International students are more important to New Zealand than ever before. With the tail of the pandemic continuing to cause staff shortages, its hoped that their return could be the answer.
Before the pandemic, 8.6% of the country’s tertiary international students lived in Wellington. Students were drawn to the capital for its arts, culture, and eateries, and as a hub from which to explore New Zealand. This supported the tourism industry year-round. The international education sector brought more than $5 billion into the economy annually.
As of April this year Immigration New Zealand’s figures showed only 11,800 foreign students remained in the country, half of whose visas were due to expire by the end of 2022. By comparison in 2020, enrolled students totalled 52,000.
Founder of Rebel Business School Aotearoa Tony Henderson-Newport is enthusiastic about his work with international students. The school hired students from China, India, Russia and Saudi Arabia to collect business data from course attendees for a longitudinal study. He explains that this research “reinforced the value of the Rebel Business courses to the local economic development agencies, central government, and city and regional councils.” In turn, the study of valuable insights informed by international student research allowed the school to prove their organizational impact, allowing them to provide further courses and guidance to new businesses.

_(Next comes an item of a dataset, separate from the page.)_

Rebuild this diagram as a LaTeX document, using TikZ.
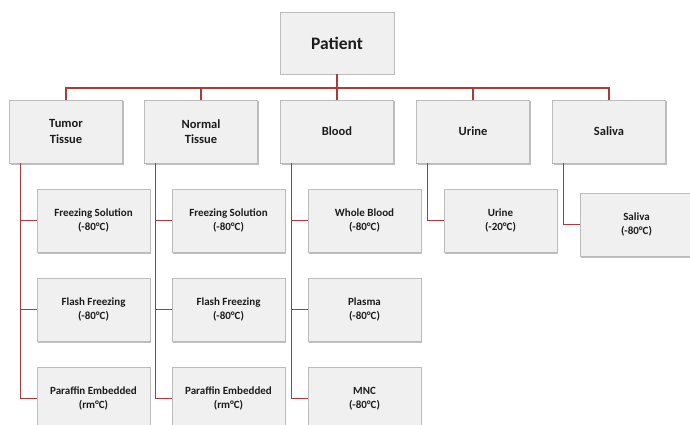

Tony admired the international students’ “great work ethic” and how “highly adaptable” they were throughout. Besides their work skills, they also brought outside perspectives and insights. “They bring a new lens,” says Tony. “I really liked that the international students were so open to pitching in and getting the job done.”
Projects like this one at Rebel Business School help international students advance their cross-cultural and language skills, and establish professional relationships that become stepping stones to a future career.
Not-for-profit organisation Summer of Tech connects students and recent graduates with employment in the digital and technology industry – a sector with long-standing skills shortages. “Right now these shortages are acute,” says Summer of Tech co-CEO Ruth McDavitt. “A variety of support is needed, including career pathways for locals, education, and skilled work visa pathways for internationals.”
Each year 10–15% of Summer of Tech’s candidates are international students, whom the organisation continues to support for two years after they complete their studies. Like Rebel Business School, Summer of Tech say the international students add great value to companies. Their “diverse life and cultural experience brings fresh perspective to New Zealand IT companies,” explains Ruth. “We regularly receive feedback that international students are highly motivated.” To relocate across the globe requires a huge commitment and this is reflected in the students’ work ethic. “They’ve chosen to study and start their careers in Aotearoa and have invested a lot for this opportunity,” says Ruth.
The two organisations hope that the number of international students will rise again, boosting the economy and bringing new talent to the country’s workforce.